History

United Kingdom
- Name: City of Poona
- Owner: Smith George and Company
- Builder: Charles Connell and Company, Scotstoun
- Laid down: 1870
- Launched: 1871
- Out of service: Sold 1878

History
- Name: Clyde
- Owner: Temperleys, Carter and Drake
- Acquired: 1878
- Fate: Sunk 3 April 1879

General characteristics
- Tonnage: 2256 grt
- Length: 99.06 metres (325.0 ft)
- Beam: 10.97 metres (36.0 ft)
- Propulsion: 2-cylinder compound steam engine driving a single screw

= Clyde (1871 ship) =

Steamship wrecked at Dyer Island in 1879

The SS Clyde was a steamship, launched as the SS City of Poona in 1871. She was operated by Smith George and Company until 1878 when she was sold to Temperleys, Carter and Drake and renamed. Clyde served as a troopship in 1879, taking British Army reinforcements to Southern Africa for the Anglo-Zulu War. She ran aground on a reef off Dyer Island of 3 April and sank. Her entire complement were saved, being ferried to the mainland by the Clydes boats. HMS Tamar arrived the following day to embark the troops for the front.

== Construction ==
The City of Poona was built by Charles Connell and Company at Scotstoun on the River Clyde from 1870. She was launched in 1871. City of Poona had a 2-cylinder compound steam engine and was propelled by a single screw up to 12 kn. She measured 99.06 m in length and 10.97 m in beam. The City of Poona had a gross register tonnage of 2,256, her yard number was 74 and her official number was 63811.
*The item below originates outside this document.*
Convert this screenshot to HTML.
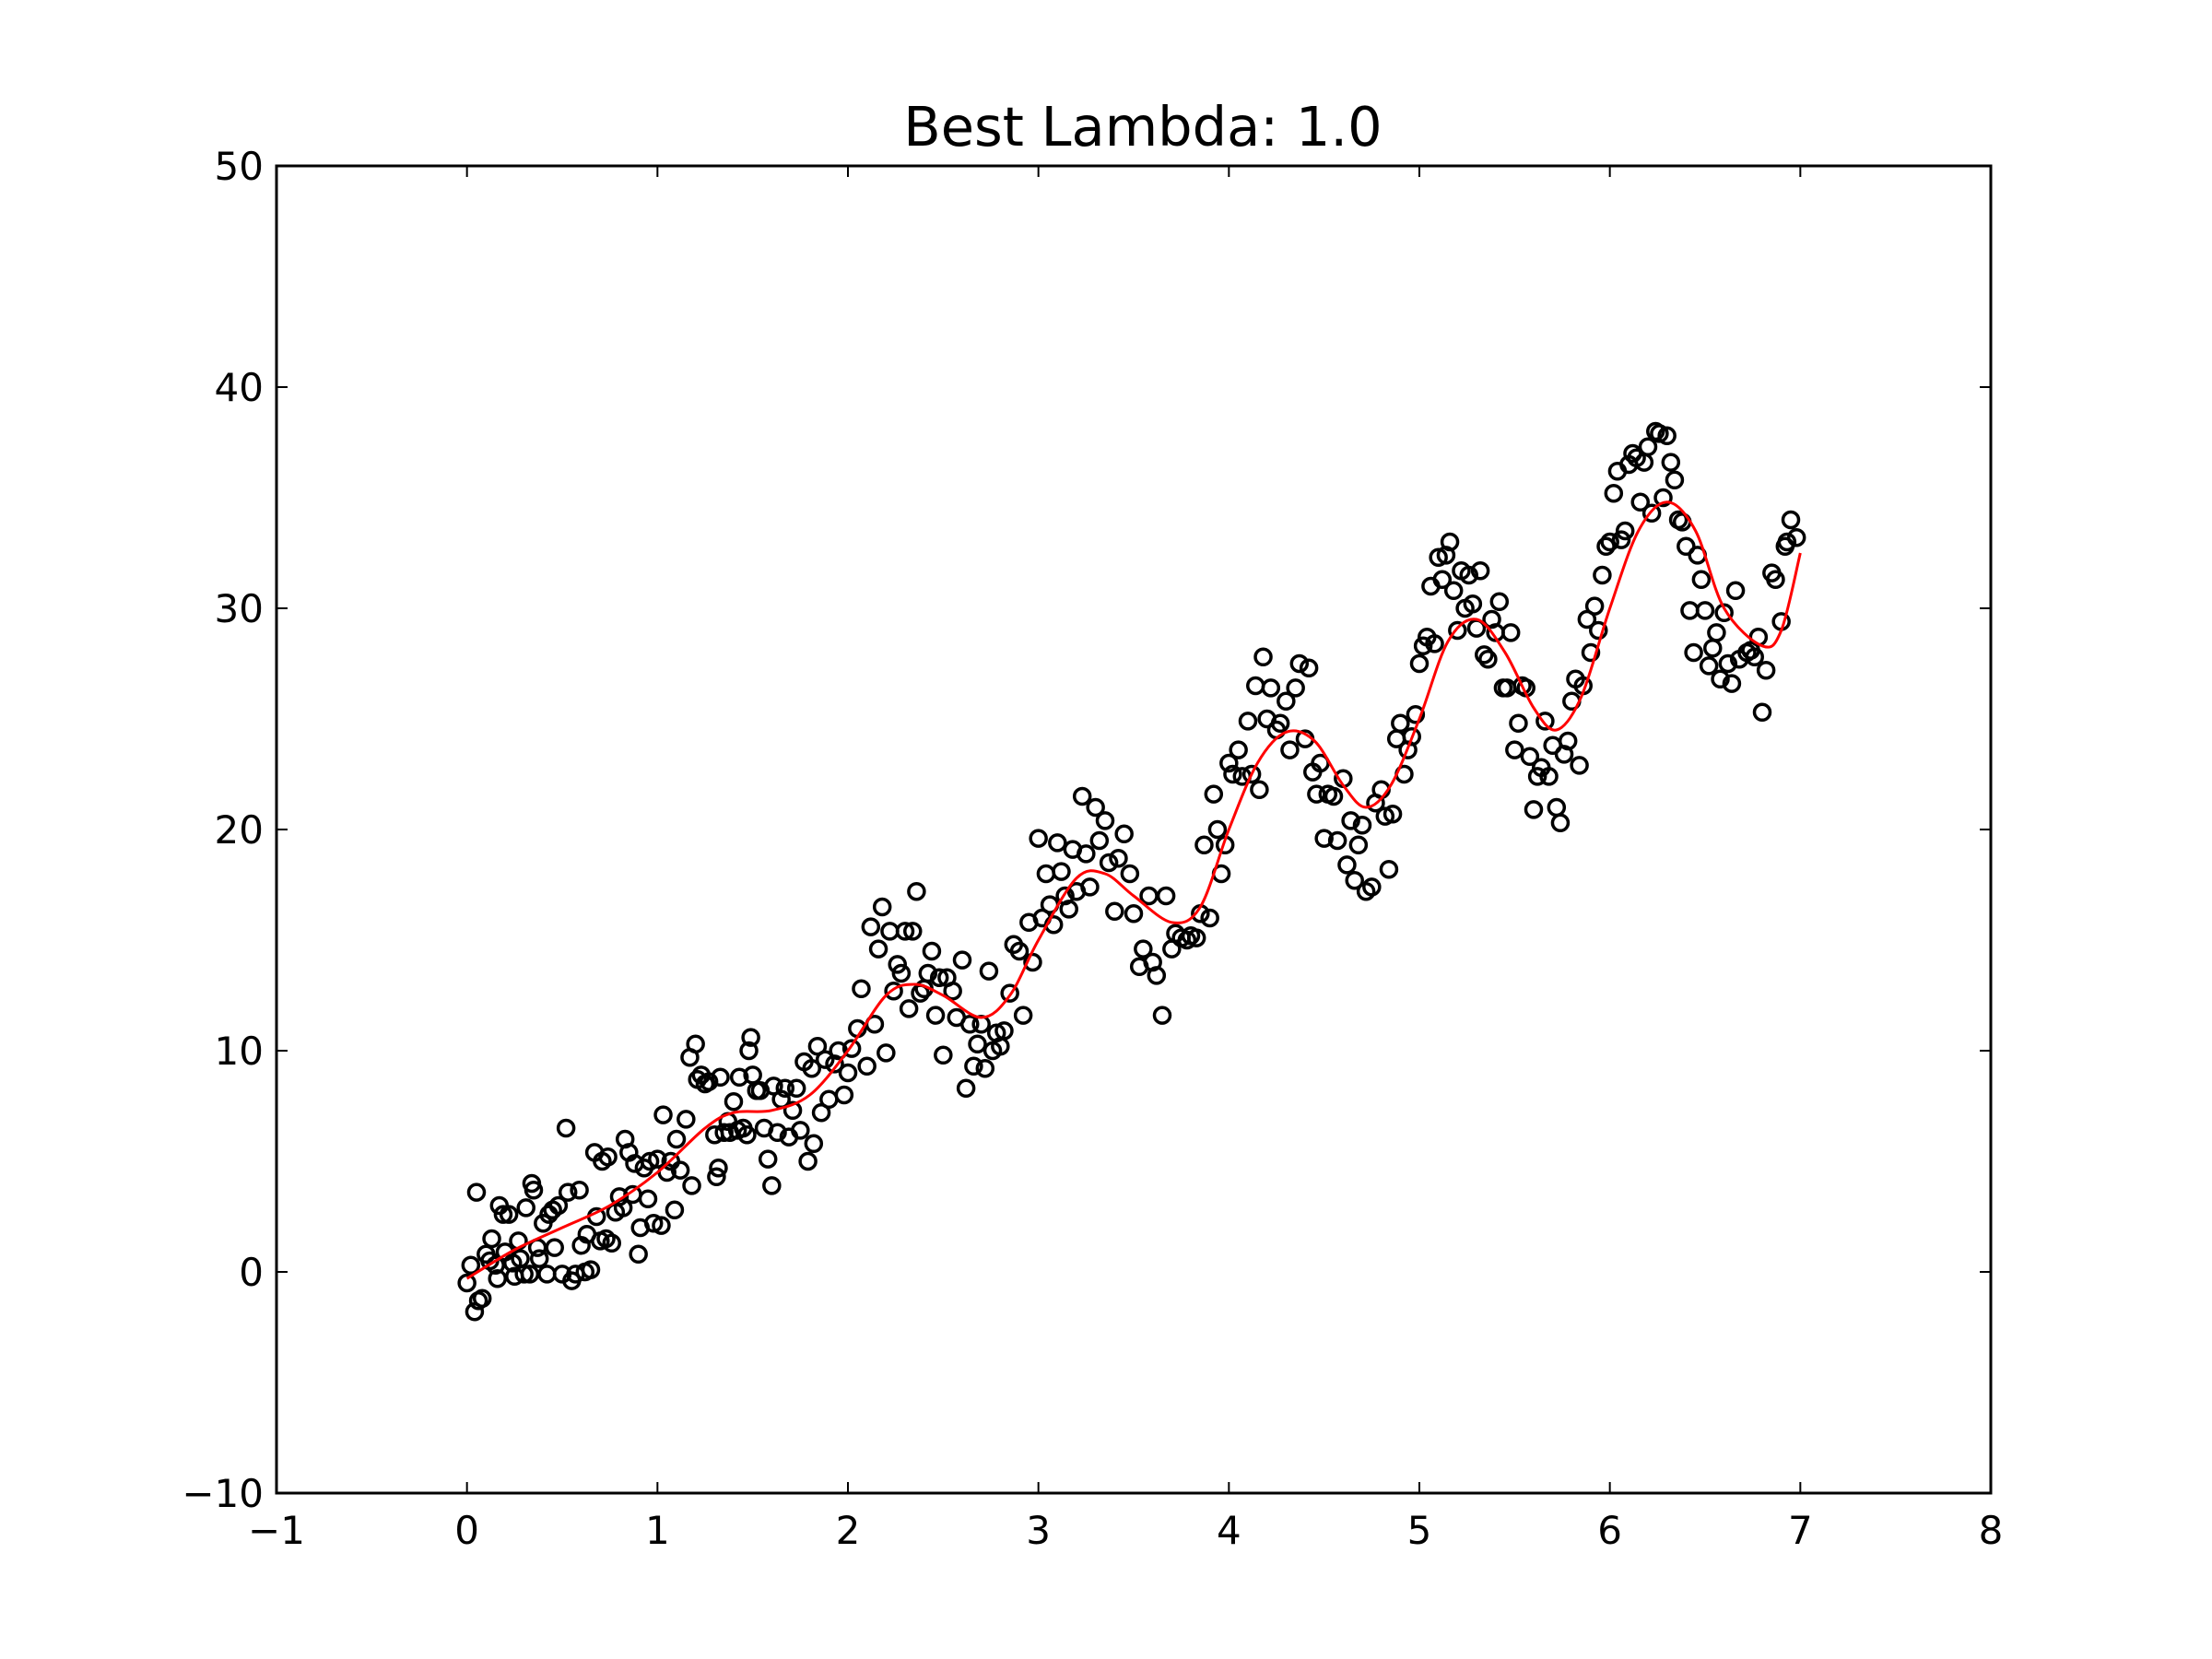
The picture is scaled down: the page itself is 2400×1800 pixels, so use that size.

City of Poona entered into service with Smith George and Company in 1871. In 1878 she was bought by Temperleys, Carter and Drake and renamed Clyde.

== Wreck ==
The 1st battalion of the 24th Regiment of Foot had suffered heavy casualties in the 22 January 1879 Battle of Isandlwana. The British Army pulled raw recruits and men from the depots of other regiments into a draft to be sent to the Colony of Natal to reinforce the unit ahead of a second invasion of Zululand. Some 541 officers and men were put aboard the Clyde in England for the journey to Southern Africa.

The Clyde reached Dyer Island located 3 mi off the African mainland and around 70 mi south-east of Simon's Town on the morning of 3 April. At around 4:30 am she ran aground on a reef between the island and the mainland. The situation was quickly seen to be serious and the ship's boats were used to ferry men to the mainland from 6:20 am, starting with the sick. Calm sea helped the evacuation and all troops, bar a working party kept aboard, were off by 11:30 am. The remaining men worked to rescue the troops' baggage until 1:30 pm when it was judged that the ship was sinking beyond recovery. The last men were then ferried ashore. None of the passengers or crew were lost in the sinking. The men chose a campsite some 2 mi inland, to which the surviving baggage was carried using a local farmer's waggon.

At 8:00 am the chief officer of the Clyde had set off in a boat for Simon's Town to raise the alarm. He reported to the senior Royal Navy officer there at 10:30 pm and HMS Tamar was dispatched to the scene. The Tamar arrived at 9:00 am on 4 April to see only the masts and funnel of the Clyde now visible. The troops were embarked on the Tamar with the process almost complete by 1:30 pm when HMS Tenedos arrived on the scene.

==Aftermath ==
The sinking of the Clyde was the second maritime incident to affect the second invasion; the , carrying troops and supplies, had run aground in Simon's Bay on 23 March. She had also suffered no casualties and had been rescued by HMS Tamar.

All of the stores aboard Clyde, which included large quantities of small arms ammunition, were lost. The incident also caused a delay in the arrival of the reinforcements to Natal. Tamar and Tenedos had to return to Simon's Town before carrying the men to Durban, arriving on 7 April.

One of the draft, Lieutenant Jahleel Brenton Carey, fresh out of the Staff College, Camberley, was commended for his actions during the sinking. His appointment as Deputy Assistant Quartermaster-General to Lord Chelmsford's staff may have been in recognition of this. Carey was court-martialled later in the campaign for actions relating to the death in combat of Napoléon, Prince Imperial.